Au moment de sa parution originale en 1997, le livre L’envers de l’assiette de l’écosociologue Laure Waridel avait trouvé écho surtout auprès des associations environnementales et des éducateurs en environnement. Lors de sa réédition en 2003 aux Éditions Écosociété, des milliers de Québécois s’appropriaient l’ouvrage vers de meilleurs choix alimentaires et habitudes de consommation. "Je pense que les gens sont plus prêts aujourd’hui à aller vers un outil comme celui-là. Je l’ai écrit de manière à ce qu’autant un épicier qu’un médecin, un élève fin secondaire ou un cégépien s’y intéresse."
Des 3 N-J aux actions
Dans cette version mise à jour et augmentée, l’auteure reprend donc le concept des 3 N-J (Nu, Non loin, Naturel et Juste) en portant parfois la recherche plus loin ou en rendant l’alarme plus criante. "Je m’étais dit que ça allait se faire facilement, que j’allais mettre quelques chiffres à jour, mais c’est comme des travaux de rénovation, tu sais quand tu commences mais pas quand tu finis! Alors il reste la fondation du livre original, de même que la structure, qui est encore très forte, mais j’ai rénové le reste de manière écologique!" s’amuse-t-elle.
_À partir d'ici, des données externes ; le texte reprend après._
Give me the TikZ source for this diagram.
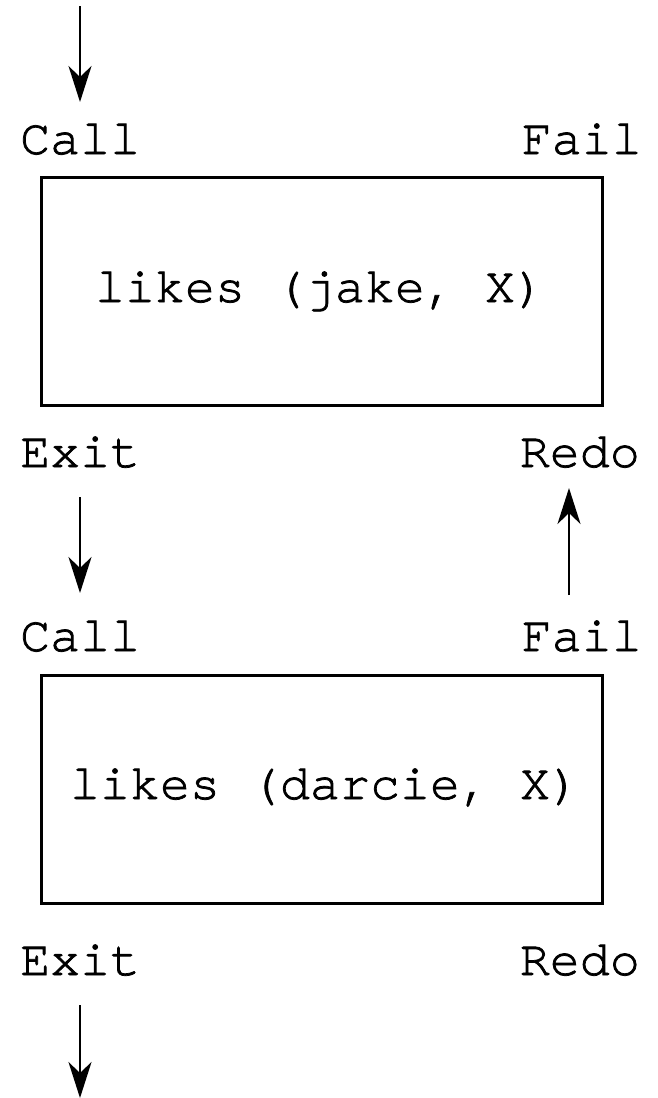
\documentclass[tikz,border=0pt]{standalone}
\usepackage{fontspec}
\setmonofont{texgyrecursor-regular.otf}[FakeBold=1.5]
\usetikzlibrary{arrows.meta}
\begin{document}
\begin{tikzpicture}[x=1pt,y=-1pt,
  lbl/.style={font=\ttfamily\fontsize{50}{50}\selectfont, inner sep=0pt},
  box/.style={draw, line width=3pt, minimum width=561pt, minimum height=228pt, inner sep=0pt},
  arr/.style={line width=2.4pt, -{Stealth[length=36pt,width=23pt,inset=11pt]}}]
\useasboundingbox (0,0) rectangle (657,1098);
% boxes
\node[box] (box1) at (321.5,291.5) {};
\node[box] (box2) at (321.5,789.5) {};
\node[lbl, anchor=base] (goal1) at (320,302) {likes (jake, X)};
\node[lbl, anchor=base] (goal2) at (325,799) {likes (darcie, X)};
% port labels
\node[lbl, anchor=base west] (call1) at (20,154) {Call};
\node[lbl, anchor=base east] (fail1) at (642,154) {Fail};
\node[lbl, anchor=base west] (exit1) at (20,467) {Exit};
\node[lbl, anchor=base east] (redo1) at (640,467) {Redo};
\node[lbl, anchor=base west] (call2) at (20,651) {Call};
\node[lbl, anchor=base east] (fail2) at (642,651) {Fail};
\node[lbl, anchor=base west] (exit2) at (20,975) {Exit};
\node[lbl, anchor=base east] (redo2) at (640,975) {Redo};
% arrow end points
\coordinate (in0) at (80,6);
\coordinate (in1) at (80,102);
\coordinate (d1s) at (80,497);
\coordinate (d1e) at (80,593);
\coordinate (u1s) at (569,595);
\coordinate (u1e) at (569,488);
\coordinate (out0) at (80,1005);
\coordinate (out1) at (80,1098);
\draw[arr] (in0) -- (in1);
\draw[arr] (d1s) -- (d1e);
\draw[arr] (u1s) -- (u1e);
\draw[arr] (out0) -- (out1);
\end{tikzpicture}
\end{document}
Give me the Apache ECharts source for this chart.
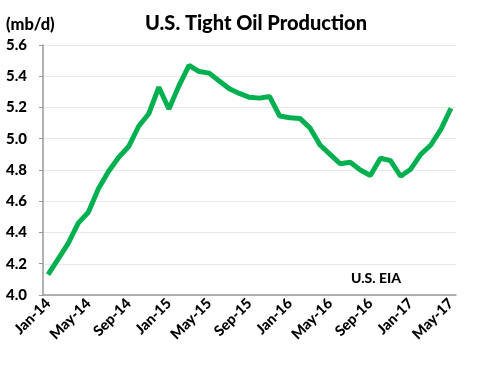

Si la cofondatrice d’Équiterre se réjouit des avancées des Québécois dans certaines habitudes de consommation – l’emploi de sacs réutilisables, l’approvisionnement direct auprès d’agriculteurs bio locaux, la prolifération des marchés locaux, de produits équitables sur les tablettes, de boutiques de produits du terroir, etc. -, elle demeure néanmoins inquiète quant à la situation globale, notamment en ce qui a trait à la faim dans le monde et à la participation des gouvernements dans d’importants dossiers. Lors de ses recherches, elle a aussi été particulièrement frappée par la question du gaspillage, tant industriel que domestique. "Je ne l’avais pas abordé autant dans l’édition précédente. Je suis tombée sur les travaux de Timothy Jones de l’Université de l’Arizona qui a constaté que de la ferme à la maison, entre 40 et 50 % de la nourriture était gaspillée. C’est absolument gigantesque quand on a une industrie qui nous dit qu’il faut produire plus pour nourrir la planète! s’insurge l’auteure. On gagnerait tous à moins gaspiller dans nos familles, même économiquement. Ça demande de cuisiner un peu plus, d’avoir un autre mode de vie alimentaire."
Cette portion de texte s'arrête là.